これを解決する手段として考えられるのは、論文でも指摘されているように単純にCIWSの搭載数を増やしたり、光学的な警戒監視・照準システムを充実させて対空兵器を使用する、あるいは2012年当時よりも出力が大幅に強化されたレーザー砲でCIWSを置き換える、またはイージス艦の出入港時に小型の警備艦(小型対空ミサイルで武装)を配備してドローン警戒を行うといった案などが幾つか思い浮かびます。余裕があるなら戦闘機で上空を警戒すれば敵ドローンを空中から駆逐することは容易ですが、出入港時に毎回戦闘機を出すのは負担が大きくなるでしょう。
「ハーピー」は値段が高く対艦ミサイルとあまり差が無い
論文が想定する攻撃ドローンは対レーダー自爆突入機「ハーピー(Harpy)」と遠隔操作型無人機(RC UAV)の2種類です。ハーピーは敵レーダー波を検知して自動で突入する徘徊型兵器で、センサーが高価なために1機数千万円します。これは対艦ミサイルの3分の2くらいの費用になるので、価格差があまりありません。
だったら少し頑張って地対艦ミサイルを用意すればハーピーを使うより有効なのでは? なにしろ弾頭の炸薬量が10倍になるので、ちゃんとした対艦ミサイルの方が当たれば大損傷を負わせることができます。
武装勢力ですら本物の対艦ミサイルを使用
そして実際に前例があるのです。国家の正規軍ではない武装勢力が地対艦ミサイルを用意して攻撃した事例は二つあります。

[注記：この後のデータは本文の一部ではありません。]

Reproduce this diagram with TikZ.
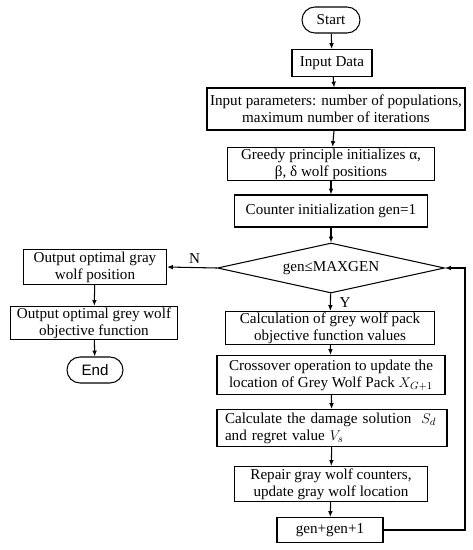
\documentclass[tikz,border=0pt]{standalone}
\usepackage{fontspec}
\setmainfont{Liberation Serif}
\newfontfamily\endfont{Liberation Sans}
\usepackage{tikz}
\usetikzlibrary{shapes.geometric,arrows.meta,positioning}

\tikzset{
  txt/.style={font=\fontsize{12.9}{14.5}\selectfont},
  proc/.style={txt, draw, line width=0.9pt, align=center, inner sep=1pt},
  term/.style={txt, draw, line width=0.9pt, rounded corners=13*0.03cm, inner sep=1pt},
  cond/.style={txt, draw, line width=0.9pt, diamond, aspect=4.5, inner sep=1pt},
  arr/.style={-{Latex[length=5pt,width=4pt]}, line width=0.9pt}
}

\begin{document}
\begin{tikzpicture}[x=0.03cm, y=-0.03cm]
\useasboundingbox (0,0) rectangle (473,550);
% Columna principal
\node[term, minimum width=58*0.03cm, minimum height=26*0.03cm] (start) at (331,20) {Start};
\node[proc, minimum width=80*0.03cm, minimum height=27*0.03cm] (data) at (332,63) {Input Data};
\node[proc, minimum width=258*0.03cm, minimum height=42*0.03cm] (param) at (336,109)
  {Input parameters: number of populations,\\maximum number of iterations};
\node[proc, minimum width=207*0.03cm, minimum height=32*0.03cm] (greedy) at (331,164)
  {Greedy principle initializes α,\\β, δ wolf positions};
\node[proc, minimum width=193*0.03cm, minimum height=32*0.03cm] (counter) at (331,211)
  {Counter initialization gen=1};
\node[cond, minimum width=227*0.03cm, minimum height=50*0.03cm] (gen) at (331,268) {gen≤MAXGEN};
\node[proc, minimum width=209*0.03cm, minimum height=31*0.03cm] (calc) at (330,328)
  {Calculation of grey wolf pack\\objective function values};
\node[proc, minimum width=228*0.03cm, minimum height=39*0.03cm] (cross) at (331,375)
  {Crossover operation to update the\\location of Grey Wolf Pack $X_{G+1}$};
\node[proc, align=left, minimum width=230*0.03cm, minimum height=37*0.03cm, text width=214*0.03cm] (damage) at (332,428)
  {Calculate the damage solution \ $S_d$\\and regret value $V_s$};
\node[proc, minimum width=193*0.03cm, minimum height=35*0.03cm] (repair) at (331,484)
  {Repair gray wolf counters,\\update gray wolf location};
\node[proc, minimum width=106*0.03cm, minimum height=25*0.03cm] (inc) at (330,530) {gen+gen+1};

% Columna de salida
\node[proc, minimum width=143*0.03cm, minimum height=35*0.03cm] (outpos) at (95,267)
  {Output optimal gray\\wolf position};
\node[proc, minimum width=167*0.03cm, minimum height=33*0.03cm] (outobj) at (94,323)
  {Output optimal grey wolf\\objective function};
\node[term, minimum width=56*0.03cm, minimum height=26*0.03cm, font=\endfont\fontsize{12.9}{14.5}\selectfont] (stop) at (95,370) {End};

% Flechas
\foreach \a/\b in {start/data, data/param, param/greedy, greedy/counter, counter/gen,
                   gen/calc, calc/cross, cross/damage, damage/repair, repair/inc} {
  \draw[arr] (\a) -- (\b);
}
\draw[arr] (gen.west) -- node[txt, above, pos=0.45] (no) {N} (outpos.east);
\draw[arr] (outpos) -- (outobj);
\draw[arr] (outobj) -- (stop);
\node[txt] (yes) at (345,303) {Y};
% Retorno del bucle
\coordinate (back) at (465,268);
\draw[arr] (inc.east) -| (back) -- (gen.east);
\end{tikzpicture}
\end{document}
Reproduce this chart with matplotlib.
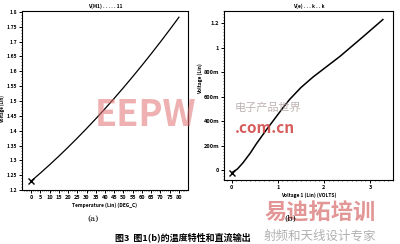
import numpy as np
import matplotlib
matplotlib.use('Agg')
import matplotlib.pyplot as plt
from matplotlib.ticker import MultipleLocator

plt.rcParams['font.family'] = ['Noto Sans CJK SC', 'DejaVu Sans']

# (a) temperature characteristic
temp = [0, 5, 10, 15, 20, 25, 30, 35, 40, 45, 50, 55, 60, 65, 70, 75, 80]
v_temp = [1.23, 1.257, 1.285, 1.314, 1.344, 1.375, 1.407, 1.440, 1.474,
          1.509, 1.545, 1.582, 1.620, 1.659, 1.699, 1.740, 1.782]
temp_ticks = list(range(0, 85, 5))
vt_ticks = [1.2, 1.25, 1.3, 1.35, 1.4, 1.45, 1.5, 1.55, 1.6, 1.65, 1.7, 1.75, 1.8]

# (b) DC output
v_in = [0, 0.12, 0.24, 0.4, 0.54, 0.75, 0.98, 1.12, 1.26, 1.5, 1.76, 2.35, 2.85, 3.28]
v_out = [-0.02, 0.01, 0.06, 0.14, 0.22, 0.33, 0.445, 0.515, 0.58, 0.675, 0.76, 0.93, 1.09, 1.23]
vin_ticks = [0, 1, 2, 3]
vout_ticks = [0, 0.2, 0.4, 0.6, 0.8, 1.0, 1.2]
vout_labels = ['0', '200m', '400m', '600m', '800m', '1', '1.2']

fig = plt.figure(figsize=(4, 2.44), dpi=100)
fig.patch.set_facecolor('white')

tick_kw = dict(labelsize=4, length=2, width=0.7, pad=1.5)

# left chart
ax1 = fig.add_axes([0.055, 0.221, 0.415, 0.734])
ax1.plot(temp, v_temp, color='black', lw=0.9)
ax1.plot(temp[0], v_temp[0], marker='x', color='black', ms=4, mew=1)
ax1.set_xlim(-4.9, 84.9)
ax1.set_ylim(1.2, 1.803)
ax1.set_xticks(temp_ticks)
ax1.set_xticklabels([str(t) for t in temp_ticks], fontweight='bold')
ax1.set_yticks(vt_ticks)
ax1.set_yticklabels(['%g' % v for v in vt_ticks], fontweight='bold')
ax1.xaxis.set_minor_locator(MultipleLocator(1))
ax1.yaxis.set_minor_locator(MultipleLocator(0.01))
ax1.tick_params(which='major', **tick_kw)
ax1.tick_params(axis='y', which='major', labelsize=3.6)
ax1.tick_params(which='minor', length=1, width=0.4)
ax1.set_xlabel('Temperature (Lin) (DEG_C)', fontsize=3.5, fontweight='bold', labelpad=2)
ax1.set_ylabel('Voltage (Lin)', fontsize=3.2, fontweight='bold')
ax1.yaxis.set_label_coords(-0.1, 0.45)
for s in ax1.spines.values():
    s.set_linewidth(0.8)
ax1.spines['right'].set_linestyle((0, (1, 1)))
ax1.set_title('V(M1) . . . . . 11', fontsize=3.5, fontweight='bold', pad=2)

# right chart
ax2 = fig.add_axes([0.56, 0.262, 0.4225, 0.693])
ax2.plot(v_in, v_out, color='black', lw=1.1)
ax2.plot(v_in[0], v_out[0], marker='x', color='black', ms=5, mew=1)
ax2.set_xlim(-0.17, 3.5)
ax2.set_ylim(-0.08, 1.30)
ax2.set_xticks(vin_ticks)
ax2.set_xticklabels([str(v) for v in vin_ticks], fontweight='bold')
ax2.set_yticks(vout_ticks)
ax2.set_yticklabels(vout_labels, fontweight='bold')
ax2.xaxis.set_minor_locator(MultipleLocator(0.1))
ax2.yaxis.set_minor_locator(MultipleLocator(0.025))
ax2.tick_params(which='major', **tick_kw)
ax2.tick_params(which='minor', length=1, width=0.4)
ax2.set_xlabel('Voltage 1 (Lin) (VOLTS)', fontsize=3.5, fontweight='bold', labelpad=2)
ax2.set_ylabel('Voltage (Lin)', fontsize=3.5, fontweight='bold')
ax2.yaxis.set_label_coords(-0.125, 0.6)
for s in ax2.spines.values():
    s.set_linewidth(0.8)
ax2.set_title('V(e) . . . k . . k', fontsize=3.5, fontweight='bold', pad=2)

# watermarks (behind the real text)
fig.text(145 / 400, 1 - 115 / 244, 'EEPW', fontsize=26, fontweight='bold',
         color='#e07070', alpha=0.55, ha='center', va='center', zorder=0)
fig.text(268 / 400, 1 - 108 / 244, '电子产品世界', fontsize=8, style='italic',
         color='#b0a0a0', alpha=0.8, ha='center', va='center', zorder=0)
fig.text(265 / 400, 1 - 128 / 244, '.com.cn', fontsize=11, fontweight='bold',
         color='#d04040', alpha=0.85, ha='center', va='center', zorder=0)
fig.text(320 / 400, 1 - 213 / 244, '易迪拓培训', fontsize=16, fontweight='bold',
         color='#d05050', alpha=0.6, ha='center', va='center', zorder=0)
fig.text(320 / 400, 1 - 236 / 244, '射频和天线设计专家', fontsize=9,
         color='#909090', alpha=0.7, ha='center', va='center', zorder=0)

# sub captions and caption
fig.text(93 / 400, 1 - 219 / 244, '(a)', fontsize=6, ha='center', va='center',
         family='DejaVu Serif', zorder=5)
fig.text(290 / 400, 1 - 219 / 244, '(b)', fontsize=6, ha='center', va='center',
         family='DejaVu Serif', zorder=5)
fig.text(115 / 400, 1 - 237 / 244, '图3  图1(b)的温度特性和直流输出', fontsize=6.5,
         ha='left', va='center', fontweight='bold', zorder=5)

fig.savefig('out.png', dpi=100)
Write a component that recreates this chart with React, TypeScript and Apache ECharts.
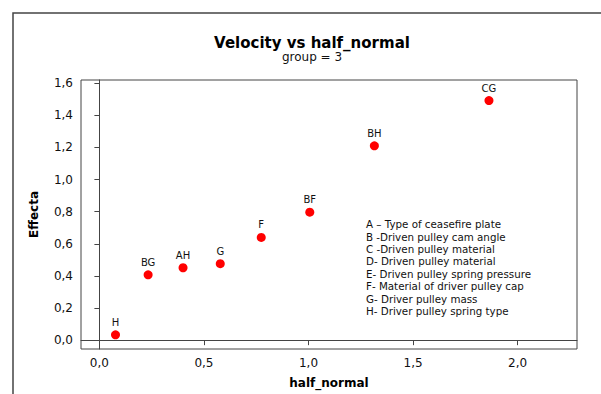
import React, { useEffect, useRef } from "react";
import * as echarts from "echarts";

const labels = ["H", "BG", "AH", "G", "F", "BF", "BH", "CG"];
const halfNormal = [0.077, 0.233, 0.4, 0.578, 0.774, 1.006, 1.315, 1.863];
const effecta = [0.033, 0.407, 0.451, 0.476, 0.64, 0.797, 1.21, 1.492];
const yTicks = [0, 0.2, 0.4, 0.6, 0.8, 1.0, 1.2, 1.4, 1.6];
const xTicks = [0, 0.5, 1.0, 1.5, 2.0];
const legendLines = [
  "A \u2013 Type of ceasefire plate",
  "B -Driven pulley cam angle",
  "C -Driven pulley material",
  "D- Driven pulley material",
  "E- Driven pulley spring pressure",
  "F- Material of driver pulley cap",
  "G- Driver pulley mass",
  "H- Driver pulley spring type",
];

const fmt = (v: number) => v.toFixed(1).replace(".", ",");
const FONT = "'DejaVu Sans', Verdana, sans-serif";

export default function App() {
  const ref = useRef<HTMLDivElement>(null);
  useEffect(() => {
    if (!ref.current) return;
    const chart = echarts.init(ref.current, undefined, { renderer: "svg" });
    chart.setOption({
      animation: false,
      backgroundColor: "#ffffff",
      title: {
        text: "Velocity vs half_normal",
        subtext: "group = 3",
        left: 307,
        textAlign: "center",
        top: 30,
        itemGap: 1,
        textStyle: { fontFamily: FONT, fontSize: 15, fontWeight: "bold", color: "#000" },
        subtextStyle: { fontFamily: FONT, fontSize: 12, color: "#111" },
      },
      grid: {
        left: 81,
        top: 80,
        right: 24,
        bottom: 41,
        show: true,
        borderColor: "#444",
        borderWidth: 1,
      },
      xAxis: {
        type: "value",
        min: -0.088,
        max: 2.284,
        name: "half_normal",
        nameLocation: "middle",
        nameGap: 28,
        nameTextStyle: { fontFamily: FONT, fontSize: 12, fontWeight: "bold", color: "#000" },
        splitLine: { show: false },
        axisLine: { show: true, lineStyle: { color: "#444" } },
        axisTick: { show: true, length: 5, customValues: xTicks, lineStyle: { color: "#444" } },
        axisLabel: {
          customValues: xTicks,
          formatter: fmt,
          margin: 8,
          fontFamily: FONT,
          fontSize: 12,
          color: "#111",
        },
      },
      yAxis: {
        type: "value",
        min: -0.055,
        max: 1.62,
        name: "Effecta",
        nameLocation: "middle",
        nameGap: 41,
        nameRotate: 90,
        nameTextStyle: { fontFamily: FONT, fontSize: 12, fontWeight: "bold", color: "#000" },
        splitLine: { show: false },
        axisLine: { show: true, lineStyle: { color: "#444" } },
        axisTick: { show: true, length: 5, customValues: yTicks, lineStyle: { color: "#444" } },
        axisLabel: {
          customValues: yTicks,
          formatter: fmt,
          margin: 8,
          fontFamily: FONT,
          fontSize: 12,
          color: "#111",
        },
      },
      series: [
        {
          type: "scatter",
          symbol: "circle",
          symbolSize: 9,
          itemStyle: { color: "#ff0000", opacity: 1 },
          data: halfNormal.map((x, i) => ({ value: [x, effecta[i]], name: labels[i] })),
          label: {
            show: true,
            position: "top",
            distance: 3,
            formatter: (p: any) => p.name,
            fontFamily: FONT,
            fontSize: 10,
            color: "#111",
          },
        },
      ],
      graphic: [
        {
          type: "rect",
          shape: { x: 13, y: 13, width: 700, height: 500 },
          style: { fill: "none", stroke: "#444", lineWidth: 1.5 },
          silent: true,
        },
        {
          type: "text",
          left: 366,
          top: 218,
          style: {
            text: legendLines.join("\n"),
            fontFamily: FONT,
            fontSize: 10.3,
            lineHeight: 12.4,
            fill: "#111",
          },
        },
      ],
    });
    return () => chart.dispose();
  }, []);
  return (
    <div
      ref={ref}
      style={{ position: "absolute", left: 0, top: 0, width: 601, height: 394 }}
    />
  );
}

- 2006年7月14日「ハニト」被弾 ベイルート沖でヒズボラが対艦ミサイルでイスラエル海軍コルベット「ハニト」を攻撃。
- 2016年9月30日「スウィフト」被弾 イエメン沿岸でフーシ派が対艦ミサイルでUAE所属高速輸送船「スウィフト」を攻撃。
どちらもイランが中国製C-802対艦ミサイルのイラン版「ヌール」を武装勢力に供給し使用されたと推定されています。ただしヒズボラもフーシ派も武装勢力としては規模が大きいので、テロ攻撃というよりは正規戦寄りの戦闘行動と言えそうです。
特にフーシ派はイラン製の各種ドローンを多用してきた実績があり、ハーピーに酷似したデルタ主翼の自爆ドローンを使って地上固定目標への戦果を挙げてきたにもかかわらず、対艦攻撃では普通に対艦ミサイルを用意して使用しました。洋上移動目標には対艦ミサイルの方が有効だという当たり前の判断です。
もしもハーピーを対艦攻撃に使うとしたら、対艦ミサイルが用意できなかった場合か、あるいは対艦ミサイルと同時併用するなどの方法を工夫することになるでしょう。ただしハーピーの本来の用途は地上レーダー潰しなので、そちらが優先されます。
[PDF] Attack on INS Hanit (ハニト被害報告書)
「ハニト」は当たりどころが良かったのか艦尾に対艦ミサイルが直撃したにもかかわらず、奇跡的に損傷は軽微で修理後に復帰しています。「スウィフト」は大破炎上し修理不能の全損となり、ギリシャのエレウシスに曳航されて同型船の部品取り用として岸壁に繋がれたままとなっています。